● GIVEN MATERIAL
━━━━━━━━━━━━━━━━━━━━
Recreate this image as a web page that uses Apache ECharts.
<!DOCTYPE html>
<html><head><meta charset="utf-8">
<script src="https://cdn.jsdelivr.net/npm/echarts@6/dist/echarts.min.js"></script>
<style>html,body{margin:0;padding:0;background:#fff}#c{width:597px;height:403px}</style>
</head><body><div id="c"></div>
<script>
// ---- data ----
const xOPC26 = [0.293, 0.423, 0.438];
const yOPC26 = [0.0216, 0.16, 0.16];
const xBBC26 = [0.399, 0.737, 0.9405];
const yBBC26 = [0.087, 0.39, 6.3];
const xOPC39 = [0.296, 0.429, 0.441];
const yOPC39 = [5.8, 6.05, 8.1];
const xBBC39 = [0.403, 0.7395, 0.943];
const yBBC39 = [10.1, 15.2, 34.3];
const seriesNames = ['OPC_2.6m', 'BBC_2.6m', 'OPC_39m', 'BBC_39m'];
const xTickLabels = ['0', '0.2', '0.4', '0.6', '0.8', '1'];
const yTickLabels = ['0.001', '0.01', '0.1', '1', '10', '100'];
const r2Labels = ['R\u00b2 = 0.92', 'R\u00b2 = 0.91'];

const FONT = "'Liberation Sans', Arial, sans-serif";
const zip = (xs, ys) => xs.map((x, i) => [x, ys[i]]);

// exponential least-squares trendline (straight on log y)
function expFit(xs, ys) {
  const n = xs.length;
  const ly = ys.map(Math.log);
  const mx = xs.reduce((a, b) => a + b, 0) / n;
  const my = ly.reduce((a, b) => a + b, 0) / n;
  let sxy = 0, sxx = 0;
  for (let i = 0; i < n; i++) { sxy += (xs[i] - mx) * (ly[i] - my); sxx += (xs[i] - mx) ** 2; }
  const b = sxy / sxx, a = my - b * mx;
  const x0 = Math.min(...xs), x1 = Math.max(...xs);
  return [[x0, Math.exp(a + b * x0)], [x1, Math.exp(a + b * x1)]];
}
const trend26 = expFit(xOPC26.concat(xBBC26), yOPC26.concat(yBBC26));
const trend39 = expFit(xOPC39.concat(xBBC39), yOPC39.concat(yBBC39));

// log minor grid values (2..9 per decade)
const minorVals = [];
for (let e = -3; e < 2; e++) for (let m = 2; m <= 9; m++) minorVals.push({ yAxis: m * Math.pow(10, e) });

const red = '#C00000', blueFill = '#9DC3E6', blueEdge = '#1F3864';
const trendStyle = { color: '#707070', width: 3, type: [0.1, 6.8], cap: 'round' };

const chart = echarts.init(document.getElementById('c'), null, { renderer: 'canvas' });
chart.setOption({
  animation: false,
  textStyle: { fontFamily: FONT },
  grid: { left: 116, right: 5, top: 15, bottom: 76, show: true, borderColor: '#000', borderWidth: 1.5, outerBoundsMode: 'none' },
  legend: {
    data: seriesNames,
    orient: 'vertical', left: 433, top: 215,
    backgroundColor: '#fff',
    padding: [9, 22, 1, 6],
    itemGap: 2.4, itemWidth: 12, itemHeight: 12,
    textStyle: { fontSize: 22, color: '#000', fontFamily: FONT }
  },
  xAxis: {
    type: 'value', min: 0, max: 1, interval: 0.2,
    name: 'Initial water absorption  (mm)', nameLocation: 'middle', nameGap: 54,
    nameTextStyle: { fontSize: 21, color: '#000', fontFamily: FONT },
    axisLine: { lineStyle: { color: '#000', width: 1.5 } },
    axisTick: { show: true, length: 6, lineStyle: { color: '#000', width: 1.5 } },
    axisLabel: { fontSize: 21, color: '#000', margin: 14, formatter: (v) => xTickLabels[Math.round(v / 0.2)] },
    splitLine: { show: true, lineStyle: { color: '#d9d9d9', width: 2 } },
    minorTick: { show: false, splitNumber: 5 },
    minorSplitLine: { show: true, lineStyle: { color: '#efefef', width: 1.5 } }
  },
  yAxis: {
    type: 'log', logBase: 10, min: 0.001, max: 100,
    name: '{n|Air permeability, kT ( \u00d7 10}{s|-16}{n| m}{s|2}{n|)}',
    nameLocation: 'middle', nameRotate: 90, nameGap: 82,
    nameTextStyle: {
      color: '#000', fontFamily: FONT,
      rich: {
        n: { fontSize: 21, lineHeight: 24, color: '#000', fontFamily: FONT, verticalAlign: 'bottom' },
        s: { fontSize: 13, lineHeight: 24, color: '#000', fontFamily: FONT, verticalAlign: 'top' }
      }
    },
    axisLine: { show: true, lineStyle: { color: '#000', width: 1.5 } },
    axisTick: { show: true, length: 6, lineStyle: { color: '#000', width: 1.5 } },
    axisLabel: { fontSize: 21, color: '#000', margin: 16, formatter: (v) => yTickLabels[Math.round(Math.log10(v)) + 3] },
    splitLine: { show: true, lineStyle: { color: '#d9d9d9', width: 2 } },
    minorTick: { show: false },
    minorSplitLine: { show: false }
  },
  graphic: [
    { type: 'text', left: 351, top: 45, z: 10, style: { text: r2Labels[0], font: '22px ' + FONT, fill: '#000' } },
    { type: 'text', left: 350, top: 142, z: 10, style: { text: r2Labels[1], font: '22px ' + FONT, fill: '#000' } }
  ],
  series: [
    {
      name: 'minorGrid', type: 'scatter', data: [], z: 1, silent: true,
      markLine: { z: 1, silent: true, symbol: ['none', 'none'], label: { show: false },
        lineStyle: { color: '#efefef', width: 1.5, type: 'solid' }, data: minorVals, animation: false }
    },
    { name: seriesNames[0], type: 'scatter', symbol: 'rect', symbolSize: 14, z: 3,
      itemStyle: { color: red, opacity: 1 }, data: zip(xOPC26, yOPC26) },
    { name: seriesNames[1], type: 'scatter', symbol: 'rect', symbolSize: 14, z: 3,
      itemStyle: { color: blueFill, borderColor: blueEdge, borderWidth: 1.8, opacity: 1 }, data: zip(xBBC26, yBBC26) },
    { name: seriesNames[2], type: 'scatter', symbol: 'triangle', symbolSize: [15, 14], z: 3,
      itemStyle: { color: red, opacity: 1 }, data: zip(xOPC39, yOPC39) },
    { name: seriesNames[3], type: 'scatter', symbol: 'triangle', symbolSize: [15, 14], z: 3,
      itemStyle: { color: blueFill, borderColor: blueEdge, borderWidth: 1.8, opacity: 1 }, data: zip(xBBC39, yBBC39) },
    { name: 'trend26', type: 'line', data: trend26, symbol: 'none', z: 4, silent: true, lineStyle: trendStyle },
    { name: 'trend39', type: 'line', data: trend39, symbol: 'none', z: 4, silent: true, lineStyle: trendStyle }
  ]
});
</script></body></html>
━━━━━━━━━━━━━━━━━━━━
● WHAT YOU SHOULD DO
Look above and repeat, character for character, the lines from the first one to the line with "const r2Labels = ['R\u00b2", counting both.

● WRITTEN RESPONSE
Recreate this image as a web page that uses Apache ECharts.
<!DOCTYPE html>
<html><head><meta charset="utf-8">
<script src="https://cdn.jsdelivr.net/npm/echarts@6/dist/echarts.min.js"></script>
<style>html,body{margin:0;padding:0;background:#fff}#c{width:597px;height:403px}</style>
</head><body><div id="c"></div>
<script>
// ---- data ----
const xOPC26 = [0.293, 0.423, 0.438];
const yOPC26 = [0.0216, 0.16, 0.16];
const xBBC26 = [0.399, 0.737, 0.9405];
const yBBC26 = [0.087, 0.39, 6.3];
const xOPC39 = [0.296, 0.429, 0.441];
const yOPC39 = [5.8, 6.05, 8.1];
const xBBC39 = [0.403, 0.7395, 0.943];
const yBBC39 = [10.1, 15.2, 34.3];
const seriesNames = ['OPC_2.6m', 'BBC_2.6m', 'OPC_39m', 'BBC_39m'];
const xTickLabels = ['0', '0.2', '0.4', '0.6', '0.8', '1'];
const yTickLabels = ['0.001', '0.01', '0.1', '1', '10', '100'];
const r2Labels = ['R\u00b2 = 0.92', 'R\u00b2 = 0.91'];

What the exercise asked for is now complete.